结构性壁垒源于行业本身的特性,如巨大的规模经济效应(使新进入者难以达到有效规模)、关键资源的独家控制(如矿产权、专利技术)、高昂的沉没成本(如特定设备投资)。策略性壁垒则由在位垄断者主动设置,包括掠夺性定价(暂时将价格降至成本以下以驱逐或威慑对手)、过剩产能投资(向潜在进入者发出产能过剩、进入必亏的信号)、专利布局与品牌忠诚度培养等。贝恩在其开创性研究中系统分类了进入壁垒的来源及其对市场结构的影响。
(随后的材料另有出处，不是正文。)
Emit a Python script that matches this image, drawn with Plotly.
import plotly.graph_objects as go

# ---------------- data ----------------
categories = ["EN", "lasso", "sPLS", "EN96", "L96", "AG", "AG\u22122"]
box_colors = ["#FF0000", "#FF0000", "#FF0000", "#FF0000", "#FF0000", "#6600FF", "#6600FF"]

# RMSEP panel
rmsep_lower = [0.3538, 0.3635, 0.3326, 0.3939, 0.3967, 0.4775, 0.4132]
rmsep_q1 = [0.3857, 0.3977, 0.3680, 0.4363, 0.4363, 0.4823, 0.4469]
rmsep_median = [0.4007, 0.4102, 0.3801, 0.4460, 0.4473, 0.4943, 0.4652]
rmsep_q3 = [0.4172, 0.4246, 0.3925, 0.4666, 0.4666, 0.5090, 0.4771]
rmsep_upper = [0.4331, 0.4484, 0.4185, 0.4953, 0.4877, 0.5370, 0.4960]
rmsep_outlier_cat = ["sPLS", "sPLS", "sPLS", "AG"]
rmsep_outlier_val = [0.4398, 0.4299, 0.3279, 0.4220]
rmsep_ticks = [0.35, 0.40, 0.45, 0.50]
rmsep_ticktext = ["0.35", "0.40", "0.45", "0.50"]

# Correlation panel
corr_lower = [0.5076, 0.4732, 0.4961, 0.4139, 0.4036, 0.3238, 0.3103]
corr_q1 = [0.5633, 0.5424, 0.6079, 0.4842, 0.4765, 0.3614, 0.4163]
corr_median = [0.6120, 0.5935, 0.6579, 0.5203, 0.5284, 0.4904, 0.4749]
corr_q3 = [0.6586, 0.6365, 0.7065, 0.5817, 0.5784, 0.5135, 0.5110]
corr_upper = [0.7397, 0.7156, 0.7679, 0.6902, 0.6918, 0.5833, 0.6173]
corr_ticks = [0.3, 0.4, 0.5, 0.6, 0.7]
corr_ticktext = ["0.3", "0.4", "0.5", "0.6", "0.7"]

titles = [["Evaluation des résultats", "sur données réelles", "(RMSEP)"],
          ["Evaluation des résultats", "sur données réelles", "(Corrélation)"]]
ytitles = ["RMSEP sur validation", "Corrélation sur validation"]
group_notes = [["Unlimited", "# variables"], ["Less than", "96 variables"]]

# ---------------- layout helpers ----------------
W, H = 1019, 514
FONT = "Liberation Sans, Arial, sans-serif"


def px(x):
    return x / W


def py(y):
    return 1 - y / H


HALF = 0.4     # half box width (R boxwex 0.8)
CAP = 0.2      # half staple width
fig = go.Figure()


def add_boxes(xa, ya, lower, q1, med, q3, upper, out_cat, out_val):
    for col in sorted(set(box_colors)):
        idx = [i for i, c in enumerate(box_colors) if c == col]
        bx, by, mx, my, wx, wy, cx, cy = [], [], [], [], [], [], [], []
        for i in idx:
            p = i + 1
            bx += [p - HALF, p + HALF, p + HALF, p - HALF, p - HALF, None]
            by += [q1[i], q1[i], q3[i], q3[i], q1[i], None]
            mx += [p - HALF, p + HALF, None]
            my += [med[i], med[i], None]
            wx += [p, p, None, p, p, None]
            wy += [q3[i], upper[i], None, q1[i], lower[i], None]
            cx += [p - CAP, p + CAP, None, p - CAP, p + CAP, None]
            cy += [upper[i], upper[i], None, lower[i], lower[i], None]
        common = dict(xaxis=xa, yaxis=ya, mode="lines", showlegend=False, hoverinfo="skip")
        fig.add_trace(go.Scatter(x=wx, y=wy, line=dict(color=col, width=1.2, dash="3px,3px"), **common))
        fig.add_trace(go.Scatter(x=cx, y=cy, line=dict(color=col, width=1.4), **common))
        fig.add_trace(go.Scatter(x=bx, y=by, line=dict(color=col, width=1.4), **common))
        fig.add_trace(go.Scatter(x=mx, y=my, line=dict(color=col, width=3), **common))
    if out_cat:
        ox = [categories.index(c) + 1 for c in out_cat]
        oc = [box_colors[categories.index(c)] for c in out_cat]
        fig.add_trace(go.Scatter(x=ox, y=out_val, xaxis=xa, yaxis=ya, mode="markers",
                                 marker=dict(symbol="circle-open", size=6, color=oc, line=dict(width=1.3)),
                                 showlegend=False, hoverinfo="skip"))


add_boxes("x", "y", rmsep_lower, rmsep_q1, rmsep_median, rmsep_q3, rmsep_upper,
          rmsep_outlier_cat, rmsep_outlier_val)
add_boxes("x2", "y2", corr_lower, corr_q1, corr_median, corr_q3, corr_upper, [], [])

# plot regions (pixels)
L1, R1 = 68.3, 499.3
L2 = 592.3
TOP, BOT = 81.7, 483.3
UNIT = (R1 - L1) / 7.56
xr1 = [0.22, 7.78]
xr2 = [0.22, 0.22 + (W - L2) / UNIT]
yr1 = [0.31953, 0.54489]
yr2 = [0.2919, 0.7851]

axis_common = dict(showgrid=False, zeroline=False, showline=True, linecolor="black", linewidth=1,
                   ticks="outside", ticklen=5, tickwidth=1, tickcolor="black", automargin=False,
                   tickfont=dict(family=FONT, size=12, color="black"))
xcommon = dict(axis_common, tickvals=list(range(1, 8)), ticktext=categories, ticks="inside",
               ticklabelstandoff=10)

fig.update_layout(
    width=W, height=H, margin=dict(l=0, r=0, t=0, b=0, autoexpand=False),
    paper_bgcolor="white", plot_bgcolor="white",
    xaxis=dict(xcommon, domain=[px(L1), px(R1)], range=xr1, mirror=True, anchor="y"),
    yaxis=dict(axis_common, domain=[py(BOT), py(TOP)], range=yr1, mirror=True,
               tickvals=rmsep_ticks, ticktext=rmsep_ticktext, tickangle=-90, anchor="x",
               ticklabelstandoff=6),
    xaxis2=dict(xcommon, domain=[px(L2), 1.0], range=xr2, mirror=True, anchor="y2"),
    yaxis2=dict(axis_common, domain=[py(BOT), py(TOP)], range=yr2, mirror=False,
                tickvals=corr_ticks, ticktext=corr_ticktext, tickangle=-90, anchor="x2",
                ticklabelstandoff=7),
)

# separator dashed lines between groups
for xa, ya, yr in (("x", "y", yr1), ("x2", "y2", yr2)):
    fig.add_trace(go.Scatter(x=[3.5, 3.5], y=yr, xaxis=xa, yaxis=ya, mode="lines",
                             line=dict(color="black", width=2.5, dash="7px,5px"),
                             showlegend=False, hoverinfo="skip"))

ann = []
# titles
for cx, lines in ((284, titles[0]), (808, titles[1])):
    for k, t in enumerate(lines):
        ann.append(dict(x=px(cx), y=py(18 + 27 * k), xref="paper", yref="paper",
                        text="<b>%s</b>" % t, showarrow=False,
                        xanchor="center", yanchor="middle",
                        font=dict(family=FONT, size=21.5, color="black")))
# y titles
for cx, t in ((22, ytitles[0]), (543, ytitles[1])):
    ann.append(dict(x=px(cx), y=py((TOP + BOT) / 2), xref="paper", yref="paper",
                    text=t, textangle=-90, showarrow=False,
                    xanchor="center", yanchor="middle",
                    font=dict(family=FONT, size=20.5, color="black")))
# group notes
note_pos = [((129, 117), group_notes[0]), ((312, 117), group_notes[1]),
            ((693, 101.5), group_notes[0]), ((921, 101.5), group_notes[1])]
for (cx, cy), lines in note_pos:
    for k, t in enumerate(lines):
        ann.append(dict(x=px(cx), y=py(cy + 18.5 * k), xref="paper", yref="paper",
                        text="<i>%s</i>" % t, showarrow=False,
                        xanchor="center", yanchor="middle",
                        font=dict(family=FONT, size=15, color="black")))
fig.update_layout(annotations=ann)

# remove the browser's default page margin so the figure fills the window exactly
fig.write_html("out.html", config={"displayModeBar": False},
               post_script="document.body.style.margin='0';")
谢林则强调了在位企业通过策略性行为巩固壁垒的重要性。
市场失衡的代价与规制之途
垄断利润的获取,本质上是市场支配地位的非效率转化,其核心机制在于价格操控、产量限制、进入壁垒构筑、纵向整合杠杆以及潜在的创新抑制。这些策略使垄断企业得以持续收割远超竞争水平的超额收益,其代价则由消费者(承受更高价格、更少选择)、潜在竞争者(被排除市场之外)乃至整体经济(资源配置扭曲、创新活力受损)共同承担。哈伯格三角形所描绘的福利净损失,正是垄断权力对社会总剩余的持续侵蚀。这一市场权力的滥用非但未能促进效率提升,反而成为阻碍社会资源优化配置的结构性障碍。构建并完善反垄断法律体系与监管框架,对垄断企业的市场行为——特别是价格操纵、排他性策略与扼杀式并购——进行严格审查与约束,是维护市场健康秩序、保障消费者权益、激发创新活力的关键所在。未来研究需更深入探究数字平台等新兴垄断形态的特殊性及其规制路径,为动态市场中的公平竞争提供更为精准的理论支撑与政策指引。唯有打破垄断权力的桎梏,市场竞争的活力与创新的源泉才能充分涌流。